ROME, lundi 5 mars 2012 (ZENIT.org) – Que dirait le P. Marie-Eugène de l’Enfant Jésus, ocd, à propos de la prière, que le carême invite à intensifier ? Que « la prière doit à la fois s’enraciner dans la vie et déboucher dans la vie, sinon elle n’est pas authentique », explique le P. Louis Menvielle, official de la Congrégation pour le Clergé, et vice-postulateur de la cause de béatification du Carme français, fondateur de l’Institut Notre-Dame de Vie. Voici le deuxième des trois volets de cet entretien pour approfondir ce que signifie le carême à l’école du P. Marie-Eugène (cf. Zenit du 4 mars 2012 pour le premier volet).
Zenit – Donc on fait un bon carême si on prie et si on lit quelque chose sur Jésus?
P. Louis Menvielle – C’est déjà pas mal. Mais la prière doit à la fois s’enraciner dans la vie et déboucher dans la vie, sinon elle n’est pas authentique. Rappelons-nous l’avertissement de saint Jean : « Celui qui dit aimer Dieu et qui n’aime pas son frère est un menteur » (1 Jean 4, 20). La prière est un lieu de croissance de l’amour. Cet amour doit ensuite s’exprimer dans le concret. Et inversement l’amour qui grandit dans la vie quotidienne me permet d’aimer plus profondément dans la prière. L’amour est la synthèse de la vie chrétienne. Le Père Marie-Eugène insistait beaucoup sur l’importance de l’amour, seul moteur vraiment efficace de la croissance vers la sainteté. L’amour en-dehors de la prière prend essentiellement deux formes : l’amour dans le devoir d’état et l’amour des autres. L’amour dans le devoir d’état, c’est ce que saint Paul demande aux Colossiens : « Quoi que vous fassiez, faites-le de bon cœur, comme pour le Seigneur » (3, 23) : faire les choses le mieux possible, honnêtement, avec conscience ; et les faire comme pour le Seigneur, en sa présence, pour le servir. C’était l’attitude de Marie à Nazareth qui faisait tout avec amour, pour Jésus et en sa présence. On voit bien de quoi il s’agit dans le travail professionnel ou dans la vie familiale. On voit aussi toutes les exigences que recouvre l’amour des autres : la fidélité conjugale, la délicatesse dans l’amour, l’attention aux autres, le temps « perdu » pour eux, l’implication dans l’éducation, le pardon (qui est peut-être l’exigence la plus difficile mais la plus urgente dans les familles et au travail), etc. Pour les prêtres, on parle de charité pastorale : c’est l’amour du Christ que le prêtre met dans tous les actes de son ministère. Et comme l’amour ne se limite pas aux « 35 heures », la charité pastorale, dans le fond, c’est l’amour que le prêtre uni au Christ met dans tous les actes de sa vie, du matin au soir et du soir au matin, précisément pour devenir amour, reflet de Dieu. Cet amour là est inséparablement amour du ministère et amour des autres. Si vous voulez voir dans Je veux voir Dieu ce qui est dit sur l’amour, il faudrait bien sûr tout lire, mais il y a un développement plus spécifique dans le dernier chapitre.

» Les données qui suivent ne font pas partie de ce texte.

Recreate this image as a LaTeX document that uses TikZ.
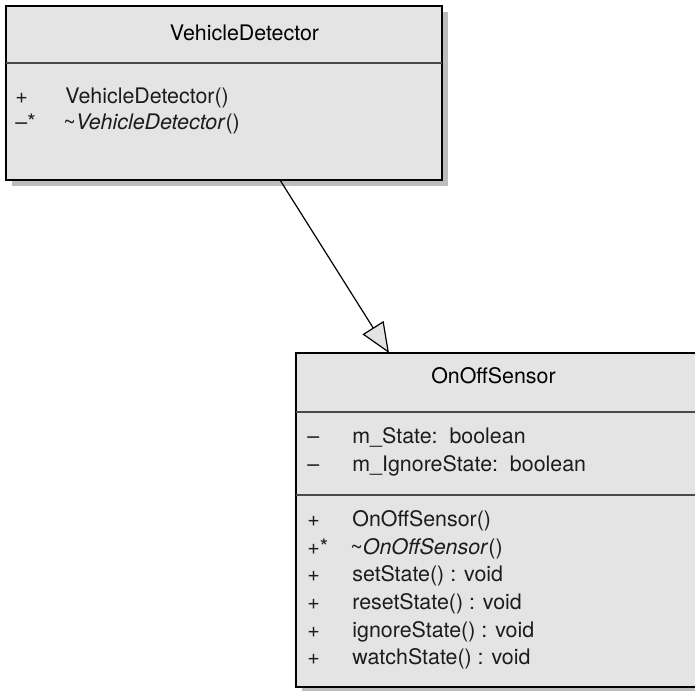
\documentclass[tikz,border=0pt]{standalone}
\usepackage{fontspec}
\setmainfont{TeX Gyre Heros}
\usetikzlibrary{arrows.meta,shadows}
\definecolor{BoxFill}{HTML}{E4E4E4}
\definecolor{Shade}{HTML}{BDBDBD}
\definecolor{Rule}{HTML}{4A4A4A}
\definecolor{Ink}{HTML}{1C1C1C}

\begin{document}
\begin{tikzpicture}[x=0.5pt,y=-0.5pt,
  classbox/.style={draw=black,line width=1.1pt,fill=BoxFill,anchor=north west,inner sep=0pt,outer sep=0pt,
    drop shadow={shadow xshift=3pt,shadow yshift=-3pt,fill=Shade,opacity=1}},
  title/.style={font=\fontsize{10.7}{12}\selectfont,text=black,anchor=base,inner sep=0pt},
  sym/.style={font=\fontsize{10.7}{12}\selectfont,text=Ink,anchor=base west,inner sep=0pt},
  member/.style={font=\fontsize{10.7}{12}\selectfont,text=Ink,anchor=base west,inner sep=0pt},
  divider/.style={draw=Rule,line width=0.7pt},
  inherit/.style={draw=black,line width=0.6pt,-{Triangle[fill=BoxFill,length=15pt,width=12.4pt]}}
]
\useasboundingbox (0,0) rectangle (695,690);

\node[classbox,minimum width=218pt,minimum height=87pt] (vd) at (6,6) {};
\node[title] (vdname) at (244.5,41) {VehicleDetector};
\draw[divider] (vd.west |- 0,63) -- (vd.east |- 0,63);
\node[sym] (vdsym1) at (15,104) {+};
\node[member] (vdop1) at (65,104) {VehicleDetector()};
\node[sym] (vdsym2) at (15,129) {--*};
\node[member] (vdop2) at (63,129) {\textasciitilde\textit{VehicleDetector}()};

\node[classbox,minimum width=202pt,minimum height=167pt] (oos) at (296,353) {};
\node[title] (oosname) at (493.5,383) {OnOffSensor};
\draw[divider] (oos.west |- 0,412) -- (oos.east |- 0,412);
\draw[divider] (oos.west |- 0,495) -- (oos.east |- 0,495);
\node[sym] (oossym1) at (307,443.5) {--};
\node[member] (oosattr1) at (352,443.5) {m\_State:\ \ boolean};
\node[sym] (oossym2) at (307,471.5) {--};
\node[member] (oosattr2) at (352,471.5) {m\_IgnoreState:\ \ boolean};
\node[sym] (oossym3) at (307,526.5) {+};
\node[member] (oosop1) at (352,526.5) {OnOffSensor()};
\node[sym] (oossym4) at (307,554.5) {+*};
\node[member] (oosop2) at (350,554.5) {\textasciitilde\textit{OnOffSensor}()};
\node[sym] (oossym5) at (307,581.5) {+};
\node[member] (oosop3) at (352,581.5) {setState() : void};
\node[sym] (oossym6) at (307,609.5) {+};
\node[member] (oosop4) at (352,609.5) {resetState() : void};
\node[sym] (oossym7) at (307,637.5) {+};
\node[member] (oosop5) at (352,637.5) {ignoreState() : void};
\node[sym] (oossym8) at (307,664.5) {+};
\node[member] (oosop6) at (352,664.5) {watchState() : void};

\coordinate (genfrom) at (vd.south west -| 280,0);
\coordinate (gento) at (oos.north west -| 389,0);
\draw[inherit] (genfrom) -- (gento);
\end{tikzpicture}
\end{document}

Vous parlez du Carême et vous n’avez pas encore employé le mot « sacrifice ».
La vie chrétienne, la vie évangélique, la croissance vers la sainteté ne peuvent pas faire abstraction de la Croix. Ou alors, il ne s’agit pas de la vie « en Christ », étant donné que je ne participe à sa résurrection qu’en espérance. Les maîtres spirituels n’ont pas peur du mot « ascèse » et le Père Marie-Eugène y a consacré tout un chapitre dans son livre. L’ascèse a deux buts : apprendre à dominer mes passions, à purifier les tendances mauvaises qui m’habitent, faire en sorte que mon esprit soit maître de mon corps pour pouvoir se mettre lui-même au service de l’Esprit de Dieu ; c’est le premier aspect, celui qui touche à la conversion personnelle. Nous commençons le carême par cette proclamation de Jésus : « Le Royaume de Dieu est tout proche: repentez-vous et croyez à l’Evangile » (Mc 1, 15). Evidemment, la grande question est de découvrir sur quel point nous devons nous convertir. La connaissance de soi est à la base de la vie chrétienne. Quand je découvre des points qui ne sont pas conformes à l’Evangile, je dois m’y atteler avec ardeur et courage, mais aussi avec réalisme, conscient de ma faiblesse, et donc à la fois résolu dans ma volonté de conversion et mendiant de la grâce de Dieu, en particulier celle de la confession, pour qu’elle me donne la lumière et la force de sortir de mes ornières et de ne pas m’arrêter dans la croissance. « La grande preuve de sainteté d’une âme, disait le Père Marie-Eugène, ce n’est pas qu’elle n’ait pas de tentations, ou de lassitude, mais non. C’est qu’elle réagisse et remonte de-là vers Dieu ». Il faut pour cela beaucoup d’humilité, et voilà peut-être le point crucial de l’ascèse aujourd’hui.
Pourquoi ?
Le carême est un temps de pénitence où nous maitrisons notre corps, comme dit la liturgie, en particulier par le jeûne et l’abstinence. Ce point est incontournable, tous les saints l’ont mis en pratique et enseigné. Il ne doit cependant pas occulter une urgence de conversion, peut-être plus caractéristique de notre époque : le siècle des lumières et les progrès techniques nous ont convaincus de la grandeur de notre intelligence personnelle. Et même si l’échec des grandes idéologies et les blessures de la vie ont largement émoussé l’intelligence de l’humanité et, bien souvent, l’estime que nous avons de nous-mêmes, il reste dans le cœur de l’homme cet orgueil de la raison qui cite à son tribunal tout ce qu’il entend, tout ce qu’il voit, tout ce qui se dit, Dieu lui-même. Apprendre à devenir des enfants humbles et confiants devant Dieu, vivant dans la vérité de notre être à la fois magnifique et blessé, tel est le grand programme d’ « ascèse » que le Père Marie-Eugène, dans la ligne de la petite Thérèse, présente dans les chapitres de Je veux voir Dieu sur l’ascèse et sur l’humilité. Grandir dans l’amour et dans l’humilité en regardant le Christ, voilà un beau programme de carême !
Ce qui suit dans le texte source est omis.